[sword-devel] search idea

Paul Gear sword-devel@crosswire.org
Fri, 14 Jan 2000 10:10:39 +0000


darwin@ichristian.com wrote:

> Paul Gear wrote:
>
> > ...  Far better to do that than to have a markup where you're not
> > sure whether '<bt>' means 'book title' or 'bibliography text'.  Long tag names take up more space, but
> > this can be overcome with compression, and the benefits for understandability are enormous.  (And if
> > you start complaining about too many keystrokes, i'll start talking about macros...  ;-)
>
> I would protest the extra overhead of every read operation needing to parse
> the extra characters.

The overhead in reading those extra few characters would be flat out being 5% of the delay in displaying
documents.  When we're talking about parsing, we're talking something that's done in memory.  The disk (or
network) I/O, and the display to the screen to a lesser extent, is where the main bottleneck is.  The
parsing and scanning is trivial.

> After all a markup language will usually be read and
> processed by a program where <bt> would be easier to use than <book title>

Please explain to me why this is so.  It makes no difference to the program which you use - it's just a
string of different length.

> and only use about 1/3 of the space, and processing.

1/3 of the space does not necessarily mean 1/3 of the processing.  There are economies of scale, and, due
to the fact that the memory bandwidth is the fastest part of your system outside of the CPU, you're
unlikely to even notice the difference.

> There will be very
> few people that will compose ThML manually, just as there are very few that
> compose HTML manually.

I said that once.  I got shouted down by all the people on the ThML list who _do_.  And now i do it myself
occasionally, when i want more control over the markup process.

> I would doubt that very many people will ever need to read and decode ThML
> so I think that the language should be designed with minimal tag lengths to
> ease parsing.

It makes no difference what lengths the tags are for parsing.  Parsers don't get easier or harder by the
length of the string.  Did you have to write a parser at uni?  When we had to write one in software
engineering, we learned that the verbosity of the language wasn't the issue, it was the complexity of the
grammar.

> It is illogical to design a language where the process which is done once
> is made easy at the expense of the process that is performed millions of
> times.

In principle i agree with you, but this case is not an example of that.  The overhead is minimal, and can
be worked around completely if necessary.  Here's how: If you are worried about "<book title>" being longer
than "<bt>", why aren't you worried about "<bt>" being longer than, say, 0x12?  If you're that worried
about it, you can write a binary representation of the markup (i.e. "compile" the document to binary form),
compress it, and write it to disk.  And if we were writing for embedded systems, we might worry about that,
but it's not really that important in the scheme of things.
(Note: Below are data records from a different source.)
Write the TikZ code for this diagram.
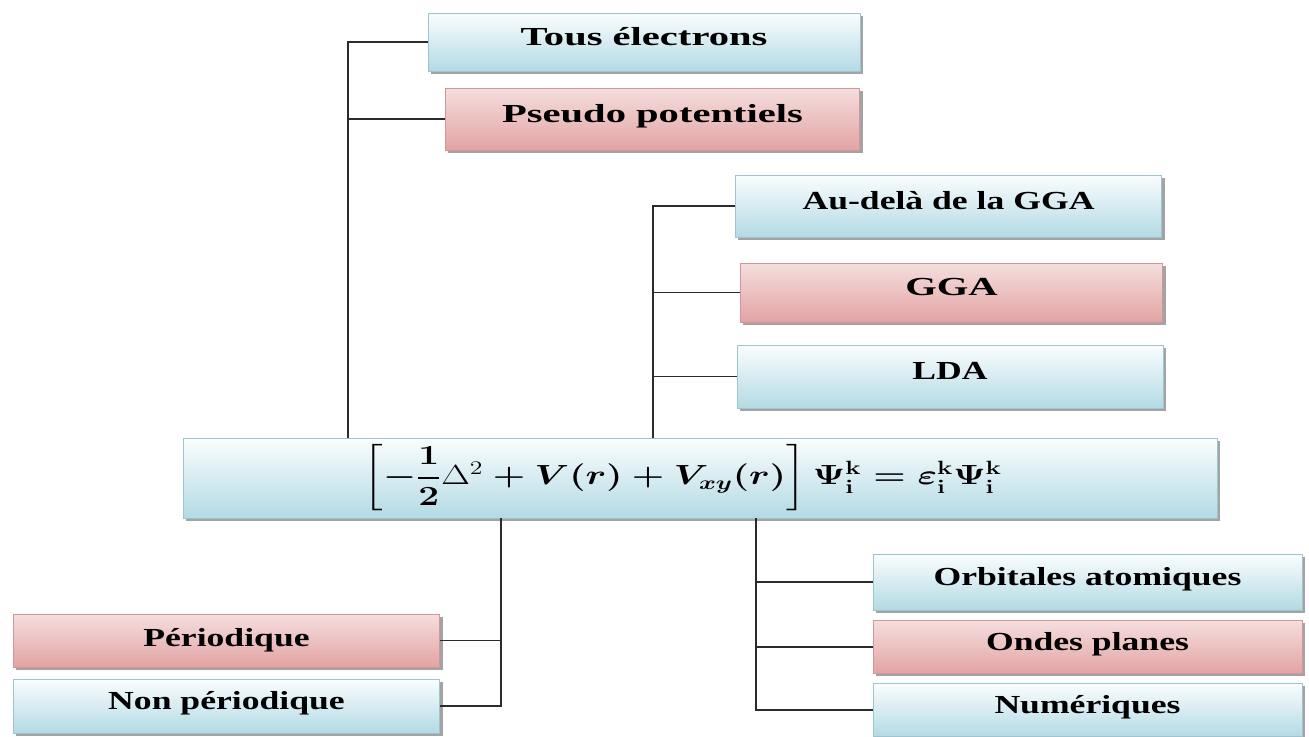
\documentclass[tikz,border=0pt]{standalone}
\usepackage{amsmath,bm}
\usepackage{fontspec}
\setmainfont{Liberation Serif}[FakeStretch=1.37]
\newfontfamily\widefont{Liberation Serif}[FakeStretch=1.56]
\usetikzlibrary{shadows}
\definecolor{blueTop}{HTML}{FAFDFE}
\definecolor{blueBot}{HTML}{B3DAE4}
\definecolor{blueLine}{HTML}{9DC5CF}
\definecolor{pinkTop}{HTML}{F5DEDE}
\definecolor{pinkBot}{HTML}{E3A3A3}
\definecolor{pinkLine}{HTML}{D49696}
\definecolor{shadowC}{HTML}{8C8C8C}
\definecolor{wireC}{HTML}{2B2B2B}
\tikzset{
 box/.style={rectangle, line width=0.6pt, font=\fontsize{19.5}{23}\selectfont\bfseries,
   text height=11.5pt, text depth=6.5pt,
   drop shadow={shadow xshift=2pt, shadow yshift=-2pt, fill=shadowC, opacity=0.8}, inner sep=0pt},
 widebox/.style={font=\fontsize{19.5}{23}\selectfont\widefont\bfseries},
 bluebox/.style={box, draw=blueLine, top color=blueTop, bottom color=blueBot},
 pinkbox/.style={box, draw=pinkLine, top color=pinkTop, bottom color=pinkBot},
 wire/.style={draw=wireC, line width=1.1pt},
}
\begin{document}
\begin{tikzpicture}[x=0.75pt,y=-0.75pt]
\useasboundingbox (0,0) rectangle (1309,736);
% top-left branch
\node[bluebox, widebox, minimum width=324pt, minimum height=43.5pt] (tous) at (644,42) {Tous électrons};
\node[pinkbox, widebox, minimum width=311pt, minimum height=46.5pt] (pseudo) at (652.5,119) {Pseudo potentiels};
% top-right branch
\node[bluebox, minimum width=320pt, minimum height=46.5pt] (audela) at (948.5,206) {Au-delà de la GGA};
\node[pinkbox, widebox, minimum width=317pt, minimum height=44.25pt] (gga) at (951.5,292.5) {GGA};
\node[bluebox, minimum width=319.5pt, minimum height=47.25pt] (lda) at (950,376.5) {LDA};
% equation
\node[bluebox, text height=, text depth=, minimum width=775.5pt, minimum height=60pt] (eq) at (700,478)
 {\scalebox{1.34}[1]{\fontsize{20.5}{24}\selectfont\boldmath$\left[-\dfrac{1}{2}\mbox{\unboldmath$\Delta^{2}$}+V(r)+V_{xy}(r)\right]\Psi_{\mathbf{i}}^{\mathbf{k}}=\varepsilon_{\mathbf{i}}^{\mathbf{k}}\Psi_{\mathbf{i}}^{\mathbf{k}}$}\hspace*{26pt}};
% bottom-left
\node[pinkbox, text height=, text depth=, minimum width=320pt, minimum height=39.75pt] (perio) at (226.5,640.5) {Périodique};
\node[bluebox, minimum width=320pt, minimum height=40.5pt] (nonp) at (226.5,706) {Non périodique};
% bottom-right
\node[bluebox, minimum width=321.75pt, minimum height=42pt] (orb) at (1087.5,582) {Orbitales atomiques};
\node[pinkbox, minimum width=321.75pt, minimum height=40pt] (ondes) at (1087.5,647) {Ondes planes};
\node[bluebox, minimum width=321.75pt, minimum height=40pt] (num) at (1087.5,710) {Numériques};
% junction columns
\coordinate (jl) at (348,0);
\coordinate (jr) at (653,0);
\coordinate (jb) at (501,0);
\coordinate (jc) at (756,0);
% connectors
\draw[wire] (tous.west) -| (jl |- eq.north);
\draw[wire] (pseudo.west) -- (pseudo.west -| jl);
\draw[wire] (audela.west) -| (jr |- eq.north);
\draw[wire] (gga.west) -- (gga.west -| jr);
\draw[wire] (lda.west) -- (lda.west -| jr);
\draw[wire] (jb |- eq.south) |- (nonp.east);
\draw[wire] (perio.east) -- (perio.east -| jb);
\draw[wire] (jc |- eq.south) |- (num.west);
\draw[wire] (orb.west) -- (orb.west -| jc);
\draw[wire] (ondes.west) -- (ondes.west -| jc);
\end{tikzpicture}
\end{document}
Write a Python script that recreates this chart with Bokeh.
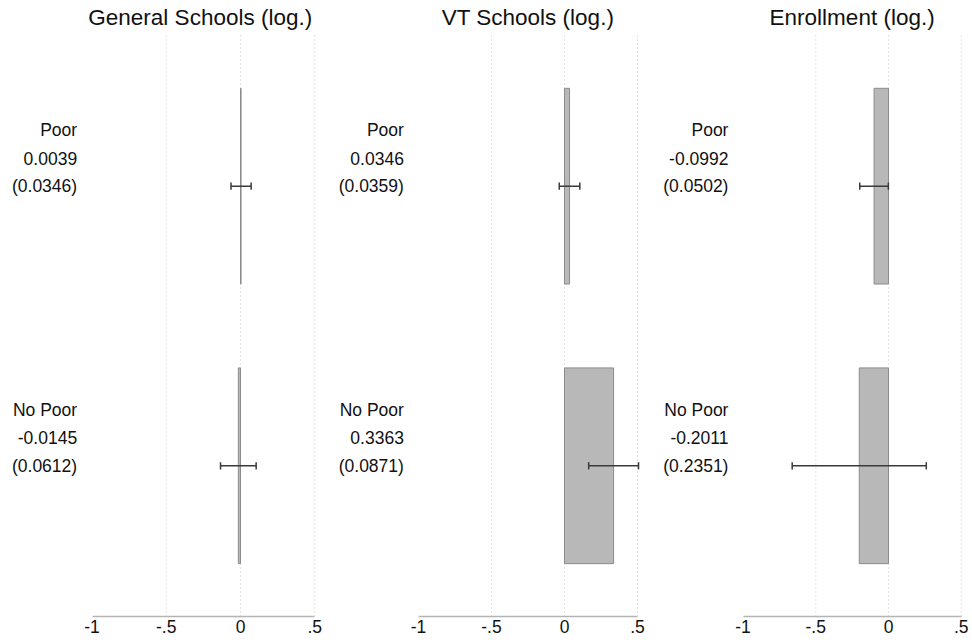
from bokeh.plotting import figure
from bokeh.layouts import row
from bokeh.models import FixedTicker, ColumnDataSource, Range1d
from bokeh.core.properties import value
from bokeh.embed import file_html
from bokeh.resources import INLINE

# ---- data ----
titles = ["General  Schools (log.)", "VT Schools (log.)", "Enrollment (log.)"]
groups = ["Poor", "No Poor"]
coef_general = [0.0039, -0.0145]
se_general = [0.0346, 0.0612]
coef_vt = [0.0346, 0.3363]
se_vt = [0.0359, 0.0871]
coef_enroll = [-0.0992, -0.2011]
se_enroll = [0.0502, 0.2351]
tick_values = [-1, -0.5, 0, 0.5]
tick_labels = ["-1", "-.5", "0", ".5"]
grid_values = [-0.5, 0, 0.5]

panels = [(coef_general, se_general), (coef_vt, se_vt), (coef_enroll, se_enroll)]

FONT = "Liberation Sans"
# layout: (figure width, px of zero from left, px per unit)
geom = [(326, 240, 148.5), (324, 238, 146.0), (322, 238, 145.5)]
FIG_H = 640
BOTTOM = 24
Y_START = -0.539
Y_END = 1.664
GRID_TOP = 1.543

ypos = [len(groups) - 1 - i for i in range(len(groups))]

figs = []
for k, (coefs, ses) in enumerate(panels):
    w, zero, scale = geom[k]
    p = figure(width=w, height=FIG_H, output_backend="svg", toolbar_location=None,
               x_range=Range1d(-zero / scale, (w - zero) / scale),
               y_range=Range1d(Y_START, Y_END),
               min_border_left=0, min_border_right=0, min_border_top=0,
               min_border_bottom=BOTTOM)
    p.outline_line_color = None
    p.background_fill_color = "white"
    p.border_fill_color = "white"
    p.xgrid.visible = False
    p.ygrid.visible = False
    p.yaxis.visible = False

    # dotted vertical gridlines
    p.segment(x0=grid_values, y0=[Y_START] * len(grid_values),
              x1=grid_values, y1=[GRID_TOP] * len(grid_values),
              line_color="#c8c8c8", line_width=1, line_dash="1 3")

    # bars
    src = ColumnDataSource(dict(
        y=ypos, coef=coefs,
        lo=[c - 1.96 * s for c, s in zip(coefs, ses)],
        hi=[c + 1.96 * s for c, s in zip(coefs, ses)],
    ))
    p.hbar(y="y", left=0, right="coef", height=0.70, source=src,
           fill_color="#b8b8b8", line_color="#8c8c8c", line_width=1)

    # CI bars
    p.segment(x0="lo", y0="y", x1="hi", y1="y", source=src,
              line_color="#3a3a3a", line_width=1.5)
    cap = 0.013
    lo = [c - 1.96 * s for c, s in zip(coefs, ses)]
    hi = [c + 1.96 * s for c, s in zip(coefs, ses)]
    p.segment(x0=lo + hi, y0=[y - cap for y in ypos] * 2,
              x1=lo + hi, y1=[y + cap for y in ypos] * 2,
              line_color="#3a3a3a", line_width=1.5)

    # left labels
    lx, ly, lt = [], [], []
    for g, y, c, s in zip(groups, ypos, coefs, ses):
        for off, t in ((0.2, g), (0.1, f"{c:.4f}"), (0.0, f"({s:.4f})")):
            lx.append(-1.1)
            ly.append(y + off)
            lt.append(t)
    p.text(x=lx, y=ly, text=lt, text_align="right", text_baseline="middle",
           text_font=value(FONT), text_font_size="17.5px", text_color="#111111")

    # title
    p.text(x=[-0.25], y=[1.604], text=[titles[k]], text_align="center",
           text_baseline="middle", text_font=value(FONT), text_font_size="22.5px",
           text_color="#111111")

    ax = p.xaxis[0]
    ax.ticker = FixedTicker(ticks=tick_values)
    ax.major_label_overrides = {v: l for v, l in zip(tick_values, tick_labels)}
    ax.bounds = (-1, 0.5)
    ax.axis_line_color = "#b4b4b4"
    ax.axis_line_width = 1.5
    ax.major_tick_line_color = None
    ax.minor_tick_line_color = None
    ax.major_tick_out = 0
    ax.major_tick_in = 0
    ax.major_label_standoff = 3
    ax.major_label_text_font = FONT
    ax.major_label_text_font_size = "17.5px"
    ax.major_label_text_color = "#111111"
    figs.append(p)

layout = row(*figs, spacing=0)
open("out.html", "w").write(file_html(layout, INLINE))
Have you ever used Logos Library System?  The original source of the documents is SGML, but the files on
disk look like meaningless gobbledegook because they use a compiled form of the text.  And you could run it
on an 8 Mb 386.  But their documents are still very 'readable' (i.e. what you'd call 'verbose') in the
source form (so i'm led to believe).  The length of tags need not bear any resemblance to the final form of
the text on disk.

Paul
---------
"He must become greater; i must become less." - John 3:30
http://www.bigfoot.com/~paulgear